Per noi è tempo di rientrare e di chiudere le valigie. Mentre ritorno penso che forse potrei abituarmi a vivere qui, in questo che sintetizzo come “un gran casino estremamente organizzato”. E me ne sorprendo, considerata la mia avversione per le grandi metropoli, ma forse è solo l’organizzazione quella che mi manca e che in Italia rende invivibili, ai miei occhi, città come Roma. A volte la rigidità dei giapponesi ci ha reso nervosi, quel loro rispetto delle regole che va a volte oltre il buonsenso e rende tutto farraginoso nel quotidiano; la barriera linguistica che in qualche occasione è stata insormontabile per l’estrema differenza di cultura che ci impediva anche di capirci a gesti. Ma questa estrema gentilezza mista a “paura” per lo straniero, questo senso di inadeguatezza che a volte ci è sembrato di riscontrare in loro nei nostri confronti, ci ha fatto provare grande simpatia.
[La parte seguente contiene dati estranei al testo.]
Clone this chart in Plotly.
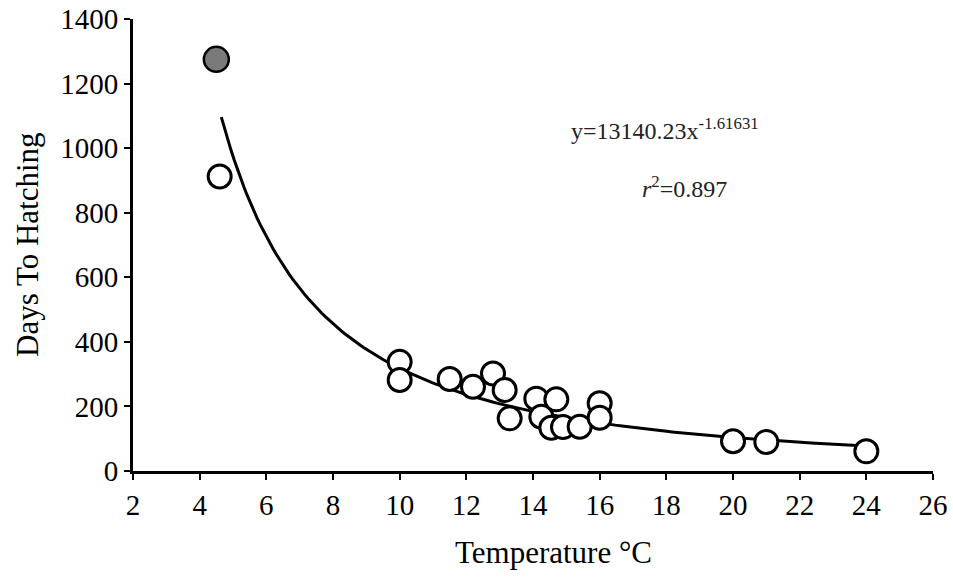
import plotly.graph_objects as go

# Observed data (temperature °C, days to hatching)
temps_open = [4.6, 10.0, 10.0, 11.5, 12.2, 12.8, 13.15, 13.3, 14.1, 14.25, 14.55, 14.7,
              14.9, 15.4, 16.0, 16.0, 20.0, 21.0, 24.0]
days_open = [912, 338, 282, 285, 261, 302, 251, 163, 224, 168, 134, 222,
             136, 137, 210, 165, 92, 90, 61]
temps_filled = [4.5]
days_filled = [1275]

# Power-law fit shown on the chart: y = a * x^b
fit_a = 13140.23
fit_b = -1.61631
fit_x_start = 4.65
fit_x_end = 24.0
n_fit = 200
fit_x = [fit_x_start + (fit_x_end - fit_x_start) * i / (n_fit - 1) for i in range(n_fit)]
fit_y = [fit_a * x ** fit_b for x in fit_x]

x_ticks = list(range(2, 27, 2))
y_ticks = list(range(0, 1401, 200))

serif = "Liberation Serif, Times New Roman, serif"

fig = go.Figure()
fig.add_trace(go.Scatter(x=fit_x, y=fit_y, mode="lines",
                         line=dict(color="black", width=3), hoverinfo="skip"))
fig.add_trace(go.Scatter(x=temps_open, y=days_open, mode="markers",
                         marker=dict(size=23, color="white",
                                     line=dict(color="black", width=3)),
                         cliponaxis=False))
fig.add_trace(go.Scatter(x=temps_filled, y=days_filled, mode="markers",
                         marker=dict(size=25, color="#7a7a7a",
                                     line=dict(color="black", width=2.5)),
                         cliponaxis=False))

fig.add_annotation(x=17.95, y=1058, xref="x", yref="y", showarrow=False,
                   text="y=13140.23x<sup>-1.61631</sup>",
                   font=dict(family=serif, size=24, color="#222"))
fig.add_annotation(x=18.55, y=880, xref="x", yref="y", showarrow=False,
                   text="<i>r</i><sup>2</sup>=0.897",
                   font=dict(family=serif, size=24, color="#222"))

# Axis titles
fig.add_annotation(x=0.525, y=-0.181, xref="paper", yref="paper", showarrow=False,
                   xanchor="center", yanchor="middle", text="Temperature °C",
                   font=dict(family=serif, size=31, color="black"))
fig.add_annotation(x=-0.1325, y=0.5, xref="paper", yref="paper", showarrow=False,
                   xanchor="center", yanchor="middle", textangle=-90,
                   text="Days To Hatching",
                   font=dict(family=serif, size=31, color="black"))

fig.update_layout(
    width=953, height=578,
    margin=dict(l=133, r=20, t=19, b=107),
    paper_bgcolor="white", plot_bgcolor="white",
    showlegend=False,
    font=dict(family=serif, color="black"),
)
fig.update_xaxes(range=[2, 26], tickvals=x_ticks, ticktext=[str(v) for v in x_ticks],
                 showgrid=False, zeroline=False, showline=True, linecolor="black",
                 linewidth=3, ticks="outside", ticklen=6, tickwidth=2, tickcolor="black",
                 tickfont=dict(family=serif, size=29), automargin=False)
fig.update_yaxes(range=[0, 1400], tickvals=y_ticks, ticktext=[str(v) for v in y_ticks],
                 showgrid=False, zeroline=False, showline=True, linecolor="black",
                 linewidth=3, ticks="outside", ticklen=6, tickwidth=2, tickcolor="black",
                 tickfont=dict(family=serif, size=29), automargin=False)

fig.write_html("out.html")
Lascio Tokyo con la sensazione che mi piacerà tornare, se le opportunità di lavoro e di vita me lo consentiranno. Addio Giappone, addio tassisti imbranati, addio controlli di sicurezza, addio misurazione quotidiana della febbre, addio olimpiade, esaltante per come l’abbiamo portata in fondo come team Rai, con il “nonostante tutto” con il quale troppo spesso dobbiamo confrontarci. Ora qualche giorno per recuperare e via con gli Europei di pallavolo in un orizzonte nuovo, in un East molto meno Far, la Croazia e la Serbia.
Addio, gelatine di frutta.
Bellissimo, mi è sembrato di essere lì con voi.
Per me il Giappone rimane il viaggio della vita e se non ce la farò a vederlo grazie ai tuoi racconti è come se l’avessi visto.